WHAT IS REQUIRED
Starting at the first line of the listing below, repeat each line up to and including the one containing "const pie2005 = [9,14,72,5];". Leave out pictures.

--- --- ---

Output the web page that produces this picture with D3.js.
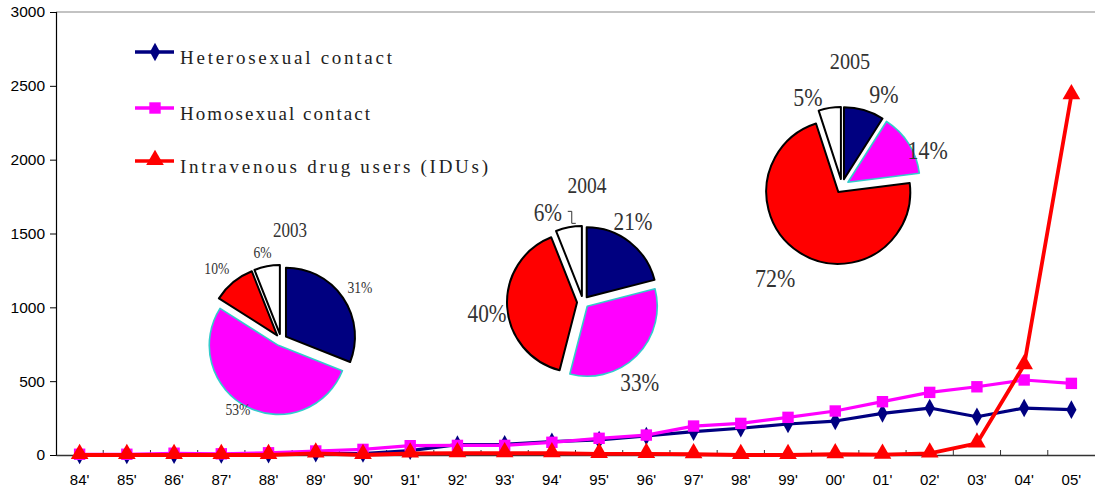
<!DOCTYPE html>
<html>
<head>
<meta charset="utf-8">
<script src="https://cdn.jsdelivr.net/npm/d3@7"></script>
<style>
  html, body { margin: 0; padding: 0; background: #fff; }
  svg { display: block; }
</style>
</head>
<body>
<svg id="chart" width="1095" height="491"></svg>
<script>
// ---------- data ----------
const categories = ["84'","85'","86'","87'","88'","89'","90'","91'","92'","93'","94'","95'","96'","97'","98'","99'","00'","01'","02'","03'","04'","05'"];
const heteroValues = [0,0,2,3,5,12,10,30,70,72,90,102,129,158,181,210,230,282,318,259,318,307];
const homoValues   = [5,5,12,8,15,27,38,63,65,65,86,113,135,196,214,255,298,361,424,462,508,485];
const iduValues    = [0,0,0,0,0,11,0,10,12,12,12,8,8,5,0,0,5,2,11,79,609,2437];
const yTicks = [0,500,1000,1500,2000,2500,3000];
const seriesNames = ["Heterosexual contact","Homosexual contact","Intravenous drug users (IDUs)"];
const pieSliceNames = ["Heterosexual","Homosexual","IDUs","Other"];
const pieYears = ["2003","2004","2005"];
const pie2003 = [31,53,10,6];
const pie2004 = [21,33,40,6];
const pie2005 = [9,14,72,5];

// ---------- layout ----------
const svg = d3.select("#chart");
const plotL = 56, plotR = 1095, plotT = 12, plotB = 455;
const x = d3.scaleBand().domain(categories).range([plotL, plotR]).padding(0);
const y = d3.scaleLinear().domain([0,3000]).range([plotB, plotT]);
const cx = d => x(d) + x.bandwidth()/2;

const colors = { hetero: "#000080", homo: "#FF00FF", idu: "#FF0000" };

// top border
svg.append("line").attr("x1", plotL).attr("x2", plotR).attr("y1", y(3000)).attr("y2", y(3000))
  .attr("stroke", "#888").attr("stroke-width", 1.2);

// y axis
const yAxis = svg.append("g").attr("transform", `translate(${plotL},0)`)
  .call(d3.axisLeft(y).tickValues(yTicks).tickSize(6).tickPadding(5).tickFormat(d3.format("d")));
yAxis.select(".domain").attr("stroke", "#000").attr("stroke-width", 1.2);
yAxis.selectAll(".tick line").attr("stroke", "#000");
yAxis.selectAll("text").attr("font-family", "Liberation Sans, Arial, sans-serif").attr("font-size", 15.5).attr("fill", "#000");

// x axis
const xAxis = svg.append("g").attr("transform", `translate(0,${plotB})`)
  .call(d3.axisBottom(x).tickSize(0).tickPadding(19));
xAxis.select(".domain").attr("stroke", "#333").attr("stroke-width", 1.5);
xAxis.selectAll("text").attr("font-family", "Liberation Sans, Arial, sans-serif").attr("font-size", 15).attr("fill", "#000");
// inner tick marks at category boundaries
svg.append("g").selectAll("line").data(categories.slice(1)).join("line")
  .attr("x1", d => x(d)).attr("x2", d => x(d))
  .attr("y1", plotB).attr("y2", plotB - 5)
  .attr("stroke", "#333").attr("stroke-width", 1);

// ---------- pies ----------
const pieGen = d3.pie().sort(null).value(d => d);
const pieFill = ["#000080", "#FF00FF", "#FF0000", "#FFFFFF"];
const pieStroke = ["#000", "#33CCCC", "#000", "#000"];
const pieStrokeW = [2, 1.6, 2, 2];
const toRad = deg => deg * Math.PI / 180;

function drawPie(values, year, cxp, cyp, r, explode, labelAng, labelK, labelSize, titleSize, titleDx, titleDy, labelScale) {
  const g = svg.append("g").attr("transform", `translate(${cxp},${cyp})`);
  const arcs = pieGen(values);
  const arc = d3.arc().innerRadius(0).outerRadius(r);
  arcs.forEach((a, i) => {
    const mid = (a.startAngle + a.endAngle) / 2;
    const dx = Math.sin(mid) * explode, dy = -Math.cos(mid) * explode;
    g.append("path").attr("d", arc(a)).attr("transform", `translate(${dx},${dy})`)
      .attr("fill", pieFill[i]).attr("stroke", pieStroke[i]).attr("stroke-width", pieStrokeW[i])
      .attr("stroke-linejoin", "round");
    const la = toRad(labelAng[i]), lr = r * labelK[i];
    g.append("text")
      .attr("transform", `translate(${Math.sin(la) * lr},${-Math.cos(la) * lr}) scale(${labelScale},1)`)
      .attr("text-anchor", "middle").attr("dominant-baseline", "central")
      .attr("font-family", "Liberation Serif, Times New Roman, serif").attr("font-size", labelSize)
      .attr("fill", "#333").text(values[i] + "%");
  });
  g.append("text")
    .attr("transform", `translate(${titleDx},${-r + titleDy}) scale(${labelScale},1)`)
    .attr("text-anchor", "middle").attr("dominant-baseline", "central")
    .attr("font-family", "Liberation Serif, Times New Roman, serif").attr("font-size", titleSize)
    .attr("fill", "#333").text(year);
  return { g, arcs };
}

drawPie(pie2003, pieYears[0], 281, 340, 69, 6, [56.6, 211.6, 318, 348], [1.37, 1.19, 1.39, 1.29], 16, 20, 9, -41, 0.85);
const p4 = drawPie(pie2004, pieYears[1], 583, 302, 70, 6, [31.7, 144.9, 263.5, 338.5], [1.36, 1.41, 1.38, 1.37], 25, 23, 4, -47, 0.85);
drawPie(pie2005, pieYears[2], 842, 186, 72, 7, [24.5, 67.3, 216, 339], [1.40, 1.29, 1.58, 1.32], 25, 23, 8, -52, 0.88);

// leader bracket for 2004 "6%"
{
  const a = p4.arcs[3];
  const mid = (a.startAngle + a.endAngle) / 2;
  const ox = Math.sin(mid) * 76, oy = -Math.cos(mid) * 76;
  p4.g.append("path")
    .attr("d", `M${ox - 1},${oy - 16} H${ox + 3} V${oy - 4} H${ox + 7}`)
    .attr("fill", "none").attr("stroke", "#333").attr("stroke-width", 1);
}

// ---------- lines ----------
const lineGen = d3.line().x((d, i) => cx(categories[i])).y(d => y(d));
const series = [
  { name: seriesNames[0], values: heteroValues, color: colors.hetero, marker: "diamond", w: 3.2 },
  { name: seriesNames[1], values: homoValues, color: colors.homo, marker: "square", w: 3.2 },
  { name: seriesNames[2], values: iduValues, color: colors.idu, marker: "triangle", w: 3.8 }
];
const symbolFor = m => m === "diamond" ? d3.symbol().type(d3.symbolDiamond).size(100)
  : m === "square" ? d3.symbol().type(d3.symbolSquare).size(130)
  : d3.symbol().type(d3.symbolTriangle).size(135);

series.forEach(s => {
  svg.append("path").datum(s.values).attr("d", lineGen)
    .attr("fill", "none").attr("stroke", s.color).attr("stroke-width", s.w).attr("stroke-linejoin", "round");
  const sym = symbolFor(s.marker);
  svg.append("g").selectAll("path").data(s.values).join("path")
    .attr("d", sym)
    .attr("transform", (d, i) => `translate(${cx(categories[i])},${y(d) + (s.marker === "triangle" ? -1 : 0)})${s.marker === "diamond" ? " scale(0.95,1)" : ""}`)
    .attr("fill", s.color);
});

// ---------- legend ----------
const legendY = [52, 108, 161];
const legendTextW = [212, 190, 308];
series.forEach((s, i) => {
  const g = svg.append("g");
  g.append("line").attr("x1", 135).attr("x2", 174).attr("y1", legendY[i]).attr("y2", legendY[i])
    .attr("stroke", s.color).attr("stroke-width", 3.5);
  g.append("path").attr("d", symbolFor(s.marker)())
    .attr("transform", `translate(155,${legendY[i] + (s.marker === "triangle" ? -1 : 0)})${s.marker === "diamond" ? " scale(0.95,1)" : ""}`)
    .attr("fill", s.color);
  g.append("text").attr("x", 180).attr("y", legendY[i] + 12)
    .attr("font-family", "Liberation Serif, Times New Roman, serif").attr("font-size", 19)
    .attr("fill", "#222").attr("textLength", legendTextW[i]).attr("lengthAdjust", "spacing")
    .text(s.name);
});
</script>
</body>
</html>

--- --- ---

EXERCISE SOLUTION
Output the web page that produces this picture with D3.js.
<!DOCTYPE html>
<html>
<head>
<meta charset="utf-8">
<script src="https://cdn.jsdelivr.net/npm/d3@7"></script>
<style>
  html, body { margin: 0; padding: 0; background: #fff; }
  svg { display: block; }
</style>
</head>
<body>
<svg id="chart" width="1095" height="491"></svg>
<script>
// ---------- data ----------
const categories = ["84'","85'","86'","87'","88'","89'","90'","91'","92'","93'","94'","95'","96'","97'","98'","99'","00'","01'","02'","03'","04'","05'"];
const heteroValues = [0,0,2,3,5,12,10,30,70,72,90,102,129,158,181,210,230,282,318,259,318,307];
const homoValues   = [5,5,12,8,15,27,38,63,65,65,86,113,135,196,214,255,298,361,424,462,508,485];
const iduValues    = [0,0,0,0,0,11,0,10,12,12,12,8,8,5,0,0,5,2,11,79,609,2437];
const yTicks = [0,500,1000,1500,2000,2500,3000];
const seriesNames = ["Heterosexual contact","Homosexual contact","Intravenous drug users (IDUs)"];
const pieSliceNames = ["Heterosexual","Homosexual","IDUs","Other"];
const pieYears = ["2003","2004","2005"];
const pie2003 = [31,53,10,6];
const pie2004 = [21,33,40,6];
const pie2005 = [9,14,72,5];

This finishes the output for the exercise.